Gov. Ed Rendell of Pennsylvania has gone after President Obama for deciding to appear on the daytime talk show “The View”:
I think there’s got to be a little bit of dignity to the presidency. […] I think there are some shows. I wouldn’t put him on “Jerry Springer,” too, right? … I think the president of the United States has to go on serious shows. And “The View” is, you can make a case that it’s a serious show, but it also rocks and rolls a little bit. I’m not sure he has to go on “The View” to be open to questions.
Right-wing Extremists have picked this up and run with it of course. But, they and Rendell miss the Big Picture. They don’t get it.

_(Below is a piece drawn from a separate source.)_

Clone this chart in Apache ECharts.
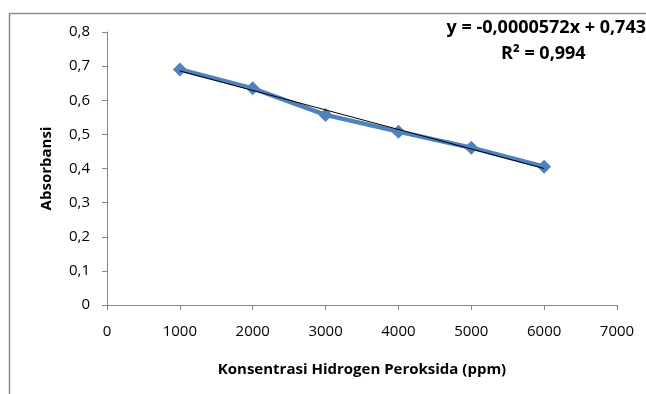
<!DOCTYPE html>
<html>
<head>
<meta charset="utf-8">
<script src="https://cdn.jsdelivr.net/npm/echarts@6/dist/echarts.min.js"></script>
<style>html,body{margin:0;padding:0;background:#fff}#c{width:646px;height:394px}</style>
</head>
<body>
<div id="c"></div>
<script>
var concentrations = [1000, 2000, 3000, 4000, 5000, 6000];
var absorbance = [0.690, 0.635, 0.557, 0.508, 0.461, 0.405];
var trendX = [1000, 6000];
var trendY = [0.686, 0.400];
var equationText = 'y = -0,0000572x + 0,743';
var r2Text = 'R² = 0,994';
var xTitle = 'Konsentrasi Hidrogen Peroksida (ppm)';
var yTitle = 'Absorbansi';

var font = '"Open Sans", "Noto Sans", sans-serif';
var chart = echarts.init(document.getElementById('c'), null, {renderer: 'canvas'});
chart.setOption({
  animation: false,
  backgroundColor: '#fff',
  grid: {left: 107, right: 29, top: 32, bottom: 89, containLabel: false},
  xAxis: {
    type: 'value', min: 0, max: 7000, interval: 1000,
    name: xTitle, nameLocation: 'middle', nameGap: 57,
    nameTextStyle: {fontFamily: font, fontWeight: 'bold', fontSize: 15, color: '#000'},
    axisLine: {show: true, onZero: false, lineStyle: {color: '#868686', width: 1}},
    axisTick: {show: true, length: 5, inside: false, lineStyle: {color: '#868686'}},
    axisLabel: {fontFamily: font, fontSize: 15, color: '#000', margin: 19,
      formatter: function (v) { return String(v); }},
    splitLine: {show: false}
  },
  yAxis: {
    type: 'value', min: 0, max: 0.8, interval: 0.1,
    name: yTitle, nameLocation: 'middle', nameGap: 53, nameRotate: 90,
    nameTextStyle: {fontFamily: font, fontWeight: 'bold', fontSize: 15, color: '#000'},
    axisLine: {show: true, lineStyle: {color: '#868686', width: 1}},
    axisTick: {show: true, length: 5, inside: false, lineStyle: {color: '#868686'}},
    axisLabel: {fontFamily: font, fontSize: 15, color: '#000', margin: 17,
      formatter: function (v) { return String(Math.round(v * 10) / 10).replace('.', ','); }},
    splitLine: {show: false}
  },
  series: [
    {
      type: 'line',
      data: concentrations.map(function (x, i) { return [x, absorbance[i]]; }),
      lineStyle: {color: '#4F81BD', width: 4.5},
      itemStyle: {color: '#4F81BD'},
      symbol: 'diamond', symbolSize: 14, showSymbol: true,
      z: 2
    },
    {
      type: 'line',
      data: trendX.map(function (x, i) { return [x, trendY[i]]; }),
      lineStyle: {color: '#000', width: 1},
      symbol: 'none',
      z: 3
    }
  ],
  graphic: [
    {type: 'rect', shape: {x: 9.5, y: 13.5, width: 700, height: 500},
     style: {fill: 'none', stroke: '#8c8c8c', lineWidth: 1.5}, silent: true, z: -1},
    {type: 'text', right: 0, top: 19,
     style: {text: equationText, font: 'bold 18px ' + font, fill: '#000'}},
    {type: 'text', left: 501, top: 45,
     style: {text: r2Text, font: 'bold 18px ' + font, fill: '#000'}}
  ]
});
</script>
</body>
</html>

Back in 1993, President Clinton was heavily criticized for deciding to appear on MTV. It too was seen as “unpresidential”. But, at the time, and in retrospect, it was a brilliant stroke of media genius. And, through an entirely unscripted moment of unexpected “intimacy”, a new media world was born. Love it, hate it, it’s here. And, it’s important to remember, Obama is working in that world. The Museum of Television has this to say about that past media moment for Clinton, snd how it changed politics and the Presidency:
April 20, 1993 — Bill Clinton’s MTV Appearance
Not a historic date, perhaps, but a suggestive one. It was on this date that Bill Clinton discussed his underwear with the American people (briefs, not boxers, as it turned out). Why would the leader of the free world unburden himself like this? Why not? In television’s increasingly postmodern world, all texts–serious and sophomoric–swirl together in the same discontinuous field of experience. To be sure, Mr. Clinton made his disclosure because he had been asked to do so by a member of the MTV generation, not because he felt a sudden need to purge himself. But in doing so Clinton exposed several rules connected to the new phenomenology of politics: (1) because of television’s celebrity system, presidents are losing their distinctiveness as social actors and hence are often judged by standards formerly used to assess rock singers and movie stars; (2) because of television’s sense of intimacy, the American people feel they know their presidents as persons and hence no longer feel the need for party guidance; (3) because of the medium’s archly cynical worldview, those who watch politics on television are increasingly turning away from the policy sphere, years of hyper-familiarity having finally bred contempt for politics itself. For good and ill, then, presidential television grew apace between 1952 and the present. It began as a little-used, somewhat feared, medium of exchange and transformed itself into a central aspect of American political culture. In doing so, television changed almost everything about life in the White House. It changed what presidents do and how they do it. (Emphasis added)
Rendell doesn’t get it. The View is the perfect venue for Obama to communicate and reach out to the audience.
The idea that a show isn’t “presidential” enough is a matter of how the president behaves on that show. And, while I’m not a fan of The View, it’s clearly not Jerry Springer. It’s a show for moms, young women and older women. And, it’s a casual venue. As the Clinton example shows, even something potentially unpresidential can become a historical moment of presidential restraint, humor and connectedness to the people. And, a casual venue is the way to go to bring Obama to the people, give him more humanity and appeal, which media exposure tends to eat away.
I’d expect that is what many Conservatives fear.